We have a custom image that we developed as part of a product design. It was created using the Cloning instructions at [url]http://elinux.org/Jetson/Cloning[/url]
Now that we are ramping up production, we are looking for a more efficient way of loading this image onto the TK1. Right now, it takes about 4 hours per board using the instructions at the above URL.
Does anyone have any suggestions for alternate methods for loading the image that would reduce the cycle time?
At that URL there is some information on differences between a “raw” image and a “sparse” image. Have you tried creating and flashing a “sparse” image based on your cloned “raw” image? FYI, as your file system clone approaches a full file system going to a sparse image will help less and less…but on an image significantly less than full a sparse image will flash much faster (this is in fact why flash code which originally flashed only raw images starting using sparse images…it saved a lot of time).
I’ve tried this, but the sparse image only gets down from 15 GB to about 12. Not enough to significantly affect our cycle time.
Having linux and its rootfs on SDCard would simplify cloning, if you don’t need its full available capacity for your application.
On the other hand, mechanical disconnect issues are more likely to happen, depending on your product…
Since the transfer is over USB2 and the eMMC itself has write speed limits I am unsure about which part is the biggest bottleneck. Knowing may not help much, but there is one thing I can think of which might work in a production environment if it turns out that the USB side is the limit…
You could create a base bootable minimal image which flashes quickly, boot up, and then use gigabit network to rsync your edits in.
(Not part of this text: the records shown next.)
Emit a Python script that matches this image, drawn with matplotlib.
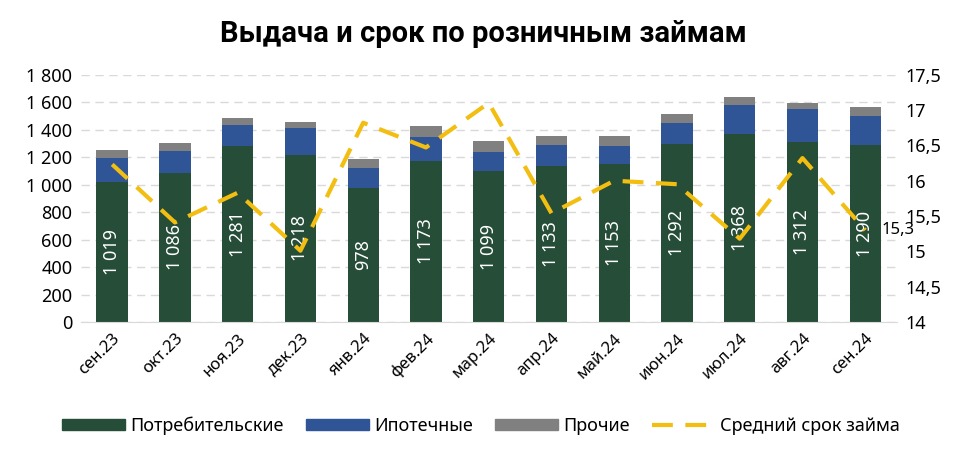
import matplotlib

matplotlib.use("Agg")
import matplotlib.pyplot as plt
from matplotlib.patches import Patch
from matplotlib.lines import Line2D
import numpy as np

plt.rcParams["font.family"] = ["Noto Sans", "DejaVu Sans"]

months = ["сен.23", "окт.23", "ноя.23", "дек.23", "янв.24", "фев.24", "мар.24",
          "апр.24", "май.24", "июн.24", "июл.24", "авг.24", "сен.24"]
consumer = [1019, 1086, 1281, 1218, 978, 1173, 1099, 1133, 1153, 1292, 1368, 1312, 1290]
mortgage = [174, 158, 153, 194, 145, 173, 140, 157, 127, 154, 212, 238, 210]
other = [58, 57, 51, 44, 63, 81, 78, 63, 73, 68, 58, 47, 63]
avg_term = [16.23, 15.41, 15.83, 15.01, 16.82, 16.47, 17.1, 15.54, 16.0, 15.95, 15.18, 16.32, 15.3]

C_GREEN = "#264D38"
C_BLUE = "#2F5597"
C_GREY = "#808080"
C_YELLOW = "#F2BE12"


def fmt_num(v):
    return f"{v:,}".replace(",", " ")


fig = plt.figure(figsize=(9.62, 4.55), dpi=100)
ax = fig.add_axes([0.084, 0.292, 0.848, 0.544])
x = np.arange(len(months))
cons = np.array(consumer)
mort = np.array(mortgage)

ax.bar(x, cons, width=0.5, color=C_GREEN, zorder=2)
ax.bar(x, mort, width=0.5, bottom=cons, color=C_BLUE, zorder=2)
ax.bar(x, other, width=0.5, bottom=cons + mort, color=C_GREY, zorder=2)

for xi, v in zip(x, consumer):
    ax.text(xi, v / 2, fmt_num(v), rotation=90, ha="center", va="center",
            color="white", fontsize=13, zorder=3)

ax.set_xlim(-0.5, len(months) - 0.5)
ax.set_ylim(0, 1800)
ax.set_yticks(np.arange(0, 1801, 200))
ax.set_yticklabels([fmt_num(v) for v in range(0, 1801, 200)], fontsize=13)
ax.set_xticks(x)
ax.set_xticklabels(months, rotation=45, ha="right", rotation_mode="anchor", fontsize=12)
ax.tick_params(length=0, pad=6)
ax.grid(axis="y", color="#D9D9D9", linestyle=(0, (6, 4)), linewidth=1, zorder=0)
for s in ["top", "right", "left"]:
    ax.spines[s].set_visible(False)
ax.spines["bottom"].set_color("#D9D9D9")

ax2 = ax.twinx()
ax2.plot(x, avg_term, color=C_YELLOW, linewidth=3, linestyle=(0, (5, 3)), zorder=4)
ax2.set_ylim(14, 17.5)
rt = np.arange(14, 17.51, 0.5)
ax2.set_yticks(rt)
ax2.set_yticklabels([f"{v:g}".replace(".", ",") for v in rt], fontsize=13)
ax2.tick_params(length=0, pad=6)
for s in ax2.spines.values():
    s.set_visible(False)
ax2.text(x[-1] + 0.26, avg_term[-1], f"{avg_term[-1]:g}".replace(".", ","),
         ha="left", va="center", fontsize=12)

fig.text(0.502, 0.925, "Выдача и срок по розничным займам", ha="center", va="center",
         fontsize=21, fontweight="bold", family=["Roboto", "DejaVu Sans"])

handles = [Patch(color=C_GREEN), Patch(color=C_BLUE), Patch(color=C_GREY),
           Line2D([0], [0], color=C_YELLOW, linewidth=3, linestyle=(0, (5, 3)))]
labels = ["Потребительские", "Ипотечные", "Прочие", "Средний срок займа"]
fig.legend(handles, labels, loc="center", bbox_to_anchor=(0.5, 0.064), ncol=4,
           frameon=False, fontsize=13, handlelength=3.5, handleheight=0.6,
           columnspacing=1.2, handletextpad=0.3)

fig.savefig("out.png", dpi=100)
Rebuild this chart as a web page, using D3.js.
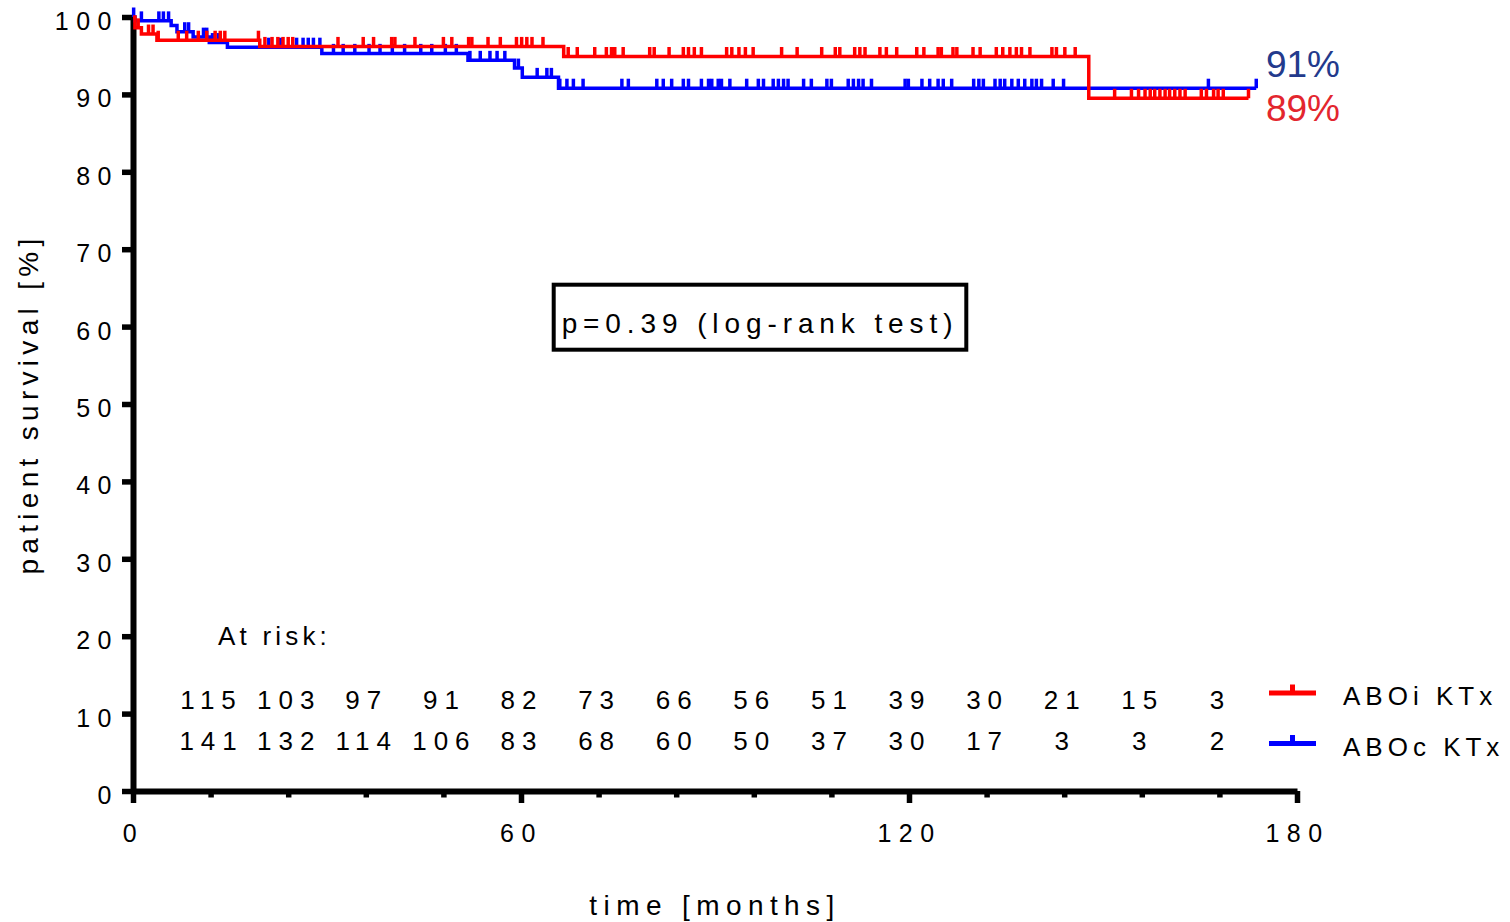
<!DOCTYPE html>
<html>
<head>
<meta charset="utf-8">
<script src="https://cdn.jsdelivr.net/npm/d3@7"></script>
<style>
  html, body { margin: 0; padding: 0; background: #fff; }
  svg { display: block; font-family: "Liberation Sans", Arial, sans-serif; }
</style>
</head>
<body>
<svg id="chart" width="1510" height="922"></svg>
<script>
// Kaplan–Meier steps: [months, survival %]
const aboiSteps = [[0, 100], [0.3, 98.6], [1.3, 97.8], [3.7, 97.0], [19.6, 96.2], [66.6, 94.9], [147.8, 89.5], [172.5, 89.5]];
const abocSteps = [[0, 100], [0.3, 99.5], [5.9, 98.9], [6.8, 98.1], [9.3, 97.4], [11.8, 96.7], [14.6, 96.1], [29.2, 95.3],
                   [51.8, 94.4], [59.0, 93.4], [60.2, 92.2], [65.8, 90.8], [173.7, 90.8]];

// censored observations (months)
const aboiCensored = [0.8, 2.4, 3.1, 3.9, 7.0, 8.3, 10.1, 11.4, 12.7, 13.5, 14.2, 19.4, 20.4, 21.5, 22.4, 23.2, 24.0, 24.7,
  31.7, 35.6, 37.2, 40.0, 40.5, 43.6, 48.0, 49.3, 51.9, 52.4, 54.9, 56.8, 59.3, 60.1, 60.9, 61.7, 63.4, 67.3, 68.7, 71.4,
  73.2, 74.0, 74.5, 75.8, 79.9, 80.6, 82.9, 85.1, 85.9, 86.8, 87.9, 91.8, 92.6, 93.7, 94.7, 95.9, 100.3, 102.7, 106.5,
  108.6, 109.3, 111.6, 112.4, 113.2, 115.5, 116.5, 118.1, 121.2, 122.3, 124.5, 125.0, 126.8, 127.4, 129.9, 131.0, 133.5,
  134.5, 135.6, 136.6, 137.4, 138.7, 142.1, 142.8, 144.1, 145.7, 151.8, 154.4, 155.5, 156.5, 157.3, 158.0, 158.8, 159.6,
  160.3, 161.1, 161.9, 162.7, 165.2, 166.0, 167.1, 167.8, 168.6, 172.5];
const abocCensored = [0.1, 1.3, 4.0, 4.7, 5.5, 8.0, 8.6, 10.9, 11.4, 12.3, 13.2, 21.0, 22.8, 25.3, 26.3, 27.1, 27.9, 28.9,
  31.0, 32.5, 34.3, 36.5, 38.2, 40.1, 42.0, 44.5, 46.2, 48.3, 50.0, 52.1, 53.7, 55.2, 56.3, 57.5, 59.6, 62.5, 64.0, 64.7,
  66.0, 67.1, 68.1, 69.6, 75.6, 76.6, 81.0, 82.0, 83.3, 85.1, 85.9, 87.9, 89.0, 89.5, 90.5, 91.0, 92.3, 94.9, 96.7, 97.5,
  99.0, 99.8, 100.6, 101.3, 103.7, 104.9, 107.3, 108.0, 110.6, 111.4, 112.2, 112.9, 114.2, 119.4, 119.9, 122.0, 123.2,
  124.5, 125.3, 126.6, 130.0, 130.8, 131.5, 133.3, 134.1, 134.8, 135.9, 136.9, 137.9, 139.0, 139.7, 140.5, 142.3, 143.9,
  166.3, 173.7];

// numbers at risk
const riskMonths = [12, 24, 36, 48, 60, 72, 84, 96, 108, 120, 132, 144, 156, 168];
const aboiAtRisk = [115, 103, 97, 91, 82, 73, 66, 56, 51, 39, 30, 21, 15, 3];
const abocAtRisk = [141, 132, 114, 106, 83, 68, 60, 50, 37, 30, 17, 3, 3, 2];

const yTicks = [0, 10, 20, 30, 40, 50, 60, 70, 80, 90, 100];
const xMajorTicks = [0, 60, 120, 180];
const xMinorTicks = [12, 24, 36, 48, 72, 84, 96, 108, 132, 144, 156, 168];

const seriesNames = ["ABOi KTx", "ABOc KTx"];
const finalLabels = ["89%", "91%"];
const pText = "p=0.39 (log-rank test)";

const RED = "#ff0000", BLUE = "#0000ff";

const svg = d3.select("#chart");
const x = d3.scaleLinear().domain([0, 180]).range([133, 1297]);
const y = d3.scaleLinear().domain([0, 100]).range([791, 17]);

function survAt(steps, t) {
  let v = steps[0][1];
  for (const [tt, vv] of steps) { if (tt <= t) v = vv; else break; }
  return v;
}

// ---- axes ----
const yAxis = svg.append("g").attr("transform", `translate(${x(0)},0)`)
  .call(d3.axisLeft(y).tickValues(yTicks).tickSize(11).tickSizeOuter(0).tickPadding(3));
yAxis.select(".domain").attr("stroke", "#000").attr("stroke-width", 6);
yAxis.selectAll(".tick line").attr("stroke", "#000").attr("stroke-width", 5.5);
yAxis.selectAll(".tick text").attr("fill", "#000").attr("font-size", 25)
  .style("letter-spacing", "7.5px").attr("dy", "0.5em");

const xMinor = svg.append("g").attr("transform", `translate(0,${y(0)})`)
  .call(d3.axisBottom(x).tickValues(xMinorTicks).tickSize(6.5).tickSizeOuter(0).tickFormat(""));
xMinor.select(".domain").remove();
xMinor.selectAll(".tick line").attr("stroke", "#000").attr("stroke-width", 5.5);

const xAxis = svg.append("g").attr("transform", `translate(0,${y(0)})`)
  .call(d3.axisBottom(x).tickValues(xMajorTicks).tickSize(12).tickSizeOuter(0));
xAxis.select(".domain").attr("stroke", "#000").attr("stroke-width", 6);
xAxis.selectAll(".tick line").attr("stroke", "#000").attr("stroke-width", 5.5);
xAxis.selectAll(".tick text").attr("fill", "#000").attr("font-size", 25)
  .style("letter-spacing", "7.5px").attr("y", 33);

// axis titles
svg.append("text")
  .attr("transform", `translate(38,${(y(0) + y(100)) / 2}) rotate(-90)`)
  .attr("text-anchor", "middle").attr("font-size", 28).style("letter-spacing", "5.3px")
  .text("patient survival [%]");
svg.append("text")
  .attr("x", (x(0) + x(180)) / 2).attr("y", 915)
  .attr("text-anchor", "middle").attr("font-size", 28).style("letter-spacing", "6.4px")
  .text("time [months]");

// ---- survival curves ----
const line = d3.line().x(d => x(d[0])).y(d => y(d[1])).curve(d3.curveStepAfter);
const series = [
  { steps: abocSteps, censored: abocCensored, color: BLUE },
  { steps: aboiSteps, censored: aboiCensored, color: RED }
];
series.forEach(s => {
  const g = svg.append("g");
  g.append("path").datum(s.steps).attr("d", line)
    .attr("fill", "none").attr("stroke", s.color).attr("stroke-width", 3.5);
  g.selectAll("line.cens").data(s.censored).join("line").attr("class", "cens")
    .attr("x1", d => x(d)).attr("x2", d => x(d))
    .attr("y1", d => y(survAt(s.steps, d))).attr("y2", d => y(survAt(s.steps, d)) - 9.5)
    .attr("stroke", s.color).attr("stroke-width", 3.5);
});

// final survival labels
svg.append("text").attr("x", x(175.2)).attr("y", 77).attr("font-size", 37)
  .attr("fill", "#233a8c").text(finalLabels[1]);
svg.append("text").attr("x", x(175.2)).attr("y", 121).attr("font-size", 37)
  .attr("fill", "#e3262e").text(finalLabels[0]);

// ---- p-value box ----
svg.append("rect").attr("x", 553.7).attr("y", 284.7).attr("width", 412.6).attr("height", 65)
  .attr("fill", "#fff").attr("stroke", "#000").attr("stroke-width", 4);
svg.append("text").attr("x", 760).attr("y", 333.3).attr("text-anchor", "middle")
  .attr("font-size", 28).style("letter-spacing", "5.9px").text(pText);

// ---- numbers at risk ----
svg.append("text").attr("x", 218).attr("y", 645).attr("font-size", 26)
  .style("letter-spacing", "4.2px").text("At risk:");
[aboiAtRisk, abocAtRisk].forEach((row, i) => {
  svg.append("g").selectAll("text").data(row).join("text")
    .attr("x", (d, j) => x(riskMonths[j]))
    .attr("dx", "1px")
    .attr("y", i === 0 ? 709 : 750)
    .attr("text-anchor", "middle").attr("font-size", 26)
    .style("letter-spacing", "7px").text(d => d);
});

// ---- legend ----
const legend = svg.append("g");
[{ name: seriesNames[0], color: RED, cy: 693 }, { name: seriesNames[1], color: BLUE, cy: 743.5 }].forEach(it => {
  legend.append("line").attr("x1", 1269).attr("x2", 1316).attr("y1", it.cy).attr("y2", it.cy)
    .attr("stroke", it.color).attr("stroke-width", 5);
  legend.append("line").attr("x1", 1292.5).attr("x2", 1292.5).attr("y1", it.cy).attr("y2", it.cy - 8.5)
    .attr("stroke", it.color).attr("stroke-width", 5);
  legend.append("text").attr("x", 1343).attr("y", it.cy + 12).attr("font-size", 26)
    .style("letter-spacing", "5px").text(it.name);
});
</script>
</body>
</html>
A 12GB update would no doubt take a lot of time, but it is conceivable that rsync (which compresses) over gigabit (probably faster than USB2) could speed things up considerably.
Note that if a base image is set up with specific ssh keys and if the base image unlocks the root account to ssh (normal login would not need to be unlocked), then rsync easily becomes a productive way of updating. The rsync itself could even disable the temporary root unlock. The procedure as a whole is not actually difficult, but there are a lot of steps I’d need to explain in detail…let me know if you want to try this. Before starting what you’d want to do is create a copy of your current clone image, cut out whatever packages you can think of to make this a good starting point (such as kernel version and dtb matching your production device, but skipping CUDA and other optional packages). We could take that starting point, set up ssh keys, set up root ssh unlock, clone this, and then set up a batch file system for rsync to copy from your final clone under loopback to the JTK1.
There is no guarantee this would actually be faster, it could be a waste of time…but I think the odds are good enough that you may find it worthwhile to at least test.
And actually there is one more similar option where you start with the fast cut down version of your clone and rsync…the Jetson itself could run rsync over a SATA connected hard drive and skip all of the ssh and gigabit connection (rsync could be perfected this way even if you intend to eventually go with gigabit). This would require a hard drive for each rsync, whereas a single rsync server over ethernet would work with a lot of TK1s updating all at the same time (an rsync server has a speed advantage when reading a single read-only file system over and over because of caching…caching and running over ethernet has the potential to be faster than a directly connected drive because access is actually from RAM after the first read).
This is actually a great idea that set me down a very good path. We’re starting from a very trim base image that flashes in only a few minutes. Sending diffs across would be way faster.
Thanks for your help!